Strong Points	Research Points
Coupling of several different systems	Interaction between models
Analysis from different perspectives	Stability
Direct contribution between models	Coupling direction
Better visualization of processes	Processing
Reduced complexity due to the use of MAS	Validation

This also generates other positive point, which is the direct contribution that occurs between the systems. When considering more than one system, the responses from each of them can have several implications. For example, decisions about water resources in a social system impact a hydrological region, and it generates changes in hydrological processes.
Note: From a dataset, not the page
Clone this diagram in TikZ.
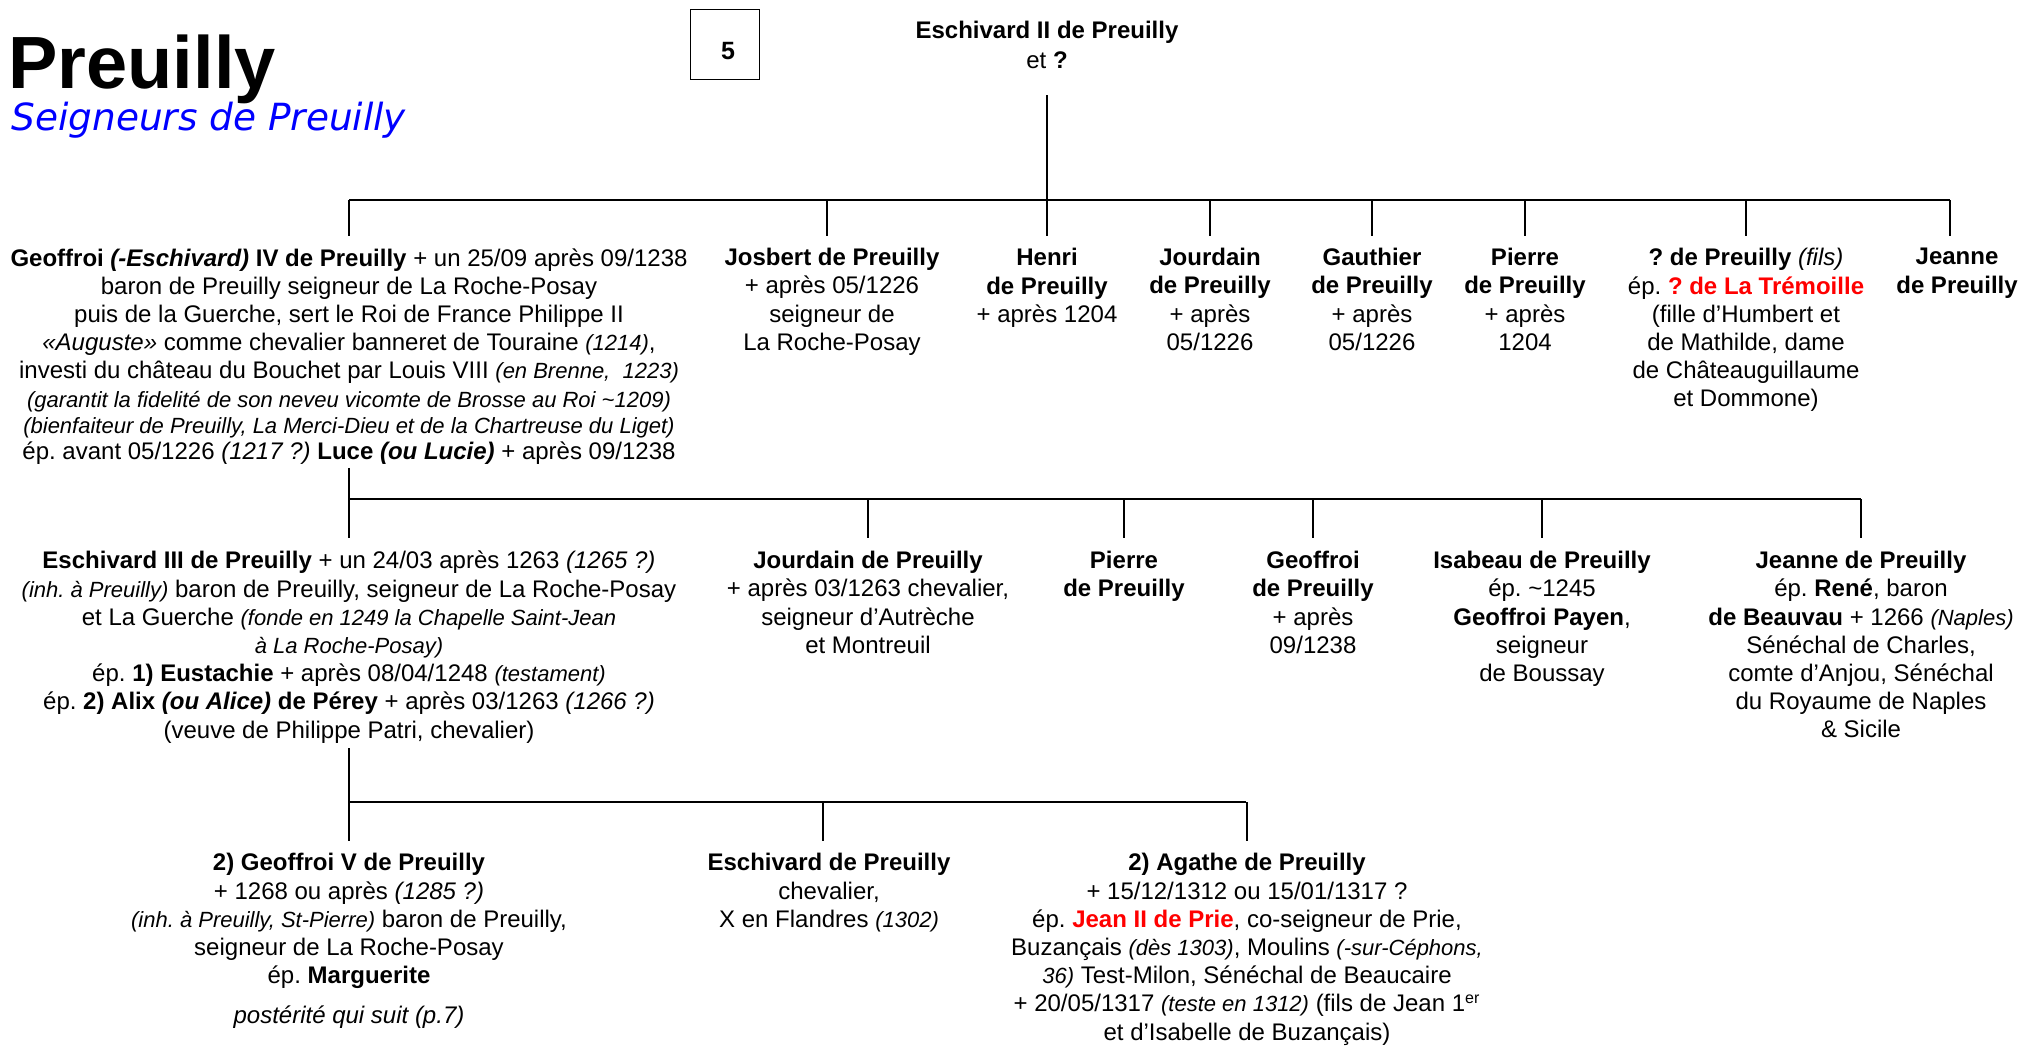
\documentclass[tikz,border=0pt]{standalone}
\usepackage{fontspec}
\setmainfont{Liberation Sans}
\newfontfamily\subfont{DejaVu Sans}
\definecolor{tred}{RGB}{255,0,0}
\definecolor{tblue}{RGB}{0,0,255}
\newcommand{\smi}{\fontsize{11}{14.1}\selectfont\itshape}
\frenchspacing
\begin{document}
\frenchspacing
\begin{tikzpicture}[x=0.5pt,y=-0.5pt,
  txt/.style={align=center,font=\fontsize{12}{14.1}\selectfont\frenchspacing,inner xsep=0pt,inner ysep=6pt,anchor=north},
  kidb/.style={txt,inner ysep=6.4pt},
  bus/.style={line width=1.35pt},
  drop/.style={line width=0.9pt},
  redn/.style={color=tred}]
\useasboundingbox (0,0) rectangle (2022,1045);
\fill[white] (0,0) rectangle (2022,1045);

% title
\node[anchor=base west,inner sep=0pt,font=\fontsize{37}{40}\selectfont\bfseries] (title) at (8,88) {Preuilly};
\node[anchor=base west,inner sep=0pt,font=\subfont\fontsize{18.7}{22}\selectfont\itshape,text=tblue] (subtitle) at (11,130) {Seigneurs de Preuilly};
\node[draw,line width=0.7pt,minimum width=34.5pt,minimum height=35pt,inner sep=0pt,anchor=north west] (pagebox) at (690,9) {};
\node[font=\fontsize{12.5}{14}\selectfont\bfseries,inner sep=0pt] (pagenum) at (728,51) {5};

% generation 0
\node[txt,inner ysep=0pt,font=\fontsize{12}{15}\selectfont] (p0) at (1047,21) {\textbf{Eschivard II de Preuilly}\\et \textbf{?}};
\coordinate (p0d) at (1047,95);

% generation 1
\node[txt] (g4) at (349,236) {\textbf{Geoffroi \textit{(-Eschivard)} IV de Preuilly} + un 25/09 après 09/1238\\
baron de Preuilly seigneur de La Roche-Posay\\
puis de la Guerche, sert le Roi de France Philippe II\\
\textit{«Auguste»} comme chevalier banneret de Touraine {\smi(1214)},\\
investi du château du Bouchet par Louis VIII {\smi(en Brenne,~ 1223)}\\
{\smi(garantit la fidelité de son neveu vicomte de Brosse au Roi \textasciitilde1209)}\\[-1pt]
{\smi(bienfaiteur de Preuilly, La Merci-Dieu et de la Chartreuse du Liget)}\\[-1pt]
ép. avant 05/1226 \textit{(1217 ?)} \textbf{Luce \textit{(ou Lucie)}} + après 09/1238};
\node[txt] (jos) at (832,236) {\textbf{Josbert de Preuilly}\\+ après 05/1226\\seigneur de\\La Roche-Posay};
\node[txt] (hen) at (1047,236) {\textbf{Henri}\\\textbf{de Preuilly}\\+ après 1204};
\node[txt] (jou) at (1210,236) {\textbf{Jourdain}\\\textbf{de Preuilly}\\+ après\\05/1226};
\node[txt] (gau) at (1372,236) {\textbf{Gauthier}\\\textbf{de Preuilly}\\+ après\\05/1226};
\node[txt] (pie) at (1525,236) {\textbf{Pierre}\\\textbf{de Preuilly}\\+ après\\1204};
\node[txt] (fil) at (1746,236) {\textbf{? de Preuilly} \textit{(fils)}\\ép. \textbf{\color{tred}? de La Trémoille}\\(fille d’Humbert et\\de Mathilde, dame\\de Châteauguillaume\\et Dommone)};
\node[txt] (jea) at (1957,236) {\textbf{Jeanne}\\\textbf{de Preuilly}};

% generation 2
\node[kidb] (e3) at (349,538) {\textbf{Eschivard III de Preuilly} + un 24/03 après 1263 \textit{(1265 ?)}\\
{\smi(inh. à Preuilly)} baron de Preuilly, seigneur de La Roche-Posay\\
et La Guerche {\smi(fonde en 1249 la Chapelle Saint-Jean}\\
{\smi à La Roche-Posay)}\\
ép. \textbf{1) Eustachie} + après 08/04/1248 {\smi(testament)}\\
ép. \textbf{2) Alix \textit{(ou Alice)} de Pérey} + après 03/1263 \textit{(1266 ?)}\\
(veuve de Philippe Patri, chevalier)};
\node[kidb] (jd) at (868,538) {\textbf{Jourdain de Preuilly}\\+ après 03/1263 chevalier,\\seigneur d’Autrèche\\et Montreuil};
\node[kidb] (pr) at (1124,538) {\textbf{Pierre}\\\textbf{de Preuilly}};
\node[kidb] (gf) at (1313,538) {\textbf{Geoffroi}\\\textbf{de Preuilly}\\+ après\\09/1238};
\node[kidb] (isa) at (1542,538) {\textbf{Isabeau de Preuilly}\\ép. \textasciitilde1245\\\textbf{Geoffroi Payen},\\seigneur\\de Boussay};
\node[kidb] (jn) at (1861,538) {\textbf{Jeanne de Preuilly}\\ép. \textbf{René}, baron\\\textbf{de Beauvau} + 1266 {\smi(Naples)}\\Sénéchal de Charles,\\comte d’Anjou, Sénéchal\\du Royaume de Naples\\\& Sicile};

% generation 3
\node[txt] (g5) at (349,841) {\textbf{2) Geoffroi V de Preuilly}\\+ 1268 ou après \textit{(1285 ?)}\\{\smi(inh. à Preuilly, St-Pierre)} baron de Preuilly,\\seigneur de La Roche-Posay\\ép. \textbf{Marguerite}\\[6pt]\textit{postérité qui suit (p.7)}};
\node[txt] (esc) at (829,841) {\textbf{Eschivard de Preuilly}\\chevalier,\\X en Flandres {\smi(1302)}};
\node[txt] (aga) at (1247,841) {\textbf{2) Agathe de Preuilly}\\+ 15/12/1312 ou 15/01/1317 ?\\ép. \textbf{\color{tred}Jean II de Prie}, co-seigneur de Prie,\\Buzançais {\smi(dès 1303)}, Moulins {\smi(-sur-Céphons,}\\{\smi 36)} Test-Milon, Sénéchal de Beaucaire\\+ 20/05/1317 {\smi(teste en 1312)} (fils de Jean 1\textsuperscript{er}\\et d’Isabelle de Buzançais)};

% buses
\coordinate (b1L) at (349,200);
\coordinate (b1R) at (1950,200);
\coordinate (b2L) at (349,499);
\coordinate (b2R) at (1861,499);
\coordinate (b3L) at (349,802);
\coordinate (b3R) at (1246,802);
\draw[bus] (b1L) -- (b1R);
\draw[bus] (b2L) -- (b2R);
\draw[bus] (b3L) -- (b3R);

% parent links
\draw[drop] (p0d) -- (p0d |- b1L);
\draw[drop] ([yshift=4.5pt]g4.south) -- (g4.south |- b2L);
\draw[drop] ([yshift=4pt]e3.south) -- (e3.south |- b3L);

% drops generation 1
\draw[drop] (g4.north |- b1L) -- (g4.north);
\draw[drop] ([xshift=-2.5pt]jos.north |- b1L) -- ([xshift=-2.5pt]jos.north);
\draw[drop] (hen.north |- b1L) -- (hen.north);
\draw[drop] (jou.north |- b1L) -- (jou.north);
\draw[drop] (gau.north |- b1L) -- (gau.north);
\draw[drop] (pie.north |- b1L) -- (pie.north);
\draw[drop] (fil.north |- b1L) -- (fil.north);
\draw[drop] ([xshift=-3.5pt]jea.north |- b1L) -- ([xshift=-3.5pt]jea.north);

% drops generation 2
\draw[drop] (e3.north |- b2L) -- (e3.north);
\draw[drop] (jd.north |- b2L) -- (jd.north);
\draw[drop] (pr.north |- b2L) -- (pr.north);
\draw[drop] (gf.north |- b2L) -- (gf.north);
\draw[drop] (isa.north |- b2L) -- (isa.north);
\draw[drop] (jn.north |- b2L) -- (jn.north);

% drops generation 3
\draw[drop] (g5.north |- b3L) -- (g5.north);
\draw[drop] ([xshift=-3pt]esc.north |- b3L) -- ([xshift=-3pt]esc.north);
\draw[drop] (aga.north |- b3L) -- (aga.north);
\end{tikzpicture}
\end{document}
On the other hand, changes in the hydrological region must cause changes in the decision-making of social systems. Thus, in addition to being possible to understand the aspects of a system, it is possible to analyze decisions about it and, consequently, the benefits and risks that they may entail. From the coupled modeling process using MAS and RRM, other positive point is the MAS simulation. A MAS must be simulated on a specific platform for this type of model so that it is possible to visualize the simulation in each step. In this way, the change in the environment is directly perceived. In hydrological systems, it is possible to analyze the impact of each action in a region, which favors better forecasts and analyzes of the use of water resources. Furthermore, the use of MAS can generate models with less complexity, due to the flexibility that these systems have. Regarding the points that still need to be explored, one of them is the difficulty in the integration process between the models. In this case, the relationship and language between the models must be carefully established. Moreover, compatibility between systems is very important. Spatial and temporal scales directly influence the stability of the model. In addition to choosing the model, it is necessary to have a good knowledge of the study region and the available hydrological data. Furthermore, the impacts of environmental changes occur due to different factors and characteristics of the study region. In the process of coupling RRM and MAS, spatial and temporal scales that adjust to the mechanism of the models involved must be considered. Otherwise, the processing of spatial data and the accuracy of the coupled model may be impaired. Another important point is the direction of coupling. The question is how to develop a coupled model in which the models involved mutually generate inputs and outputs. In this case, it should be considered that the responses of each system generate changes in the coupled model.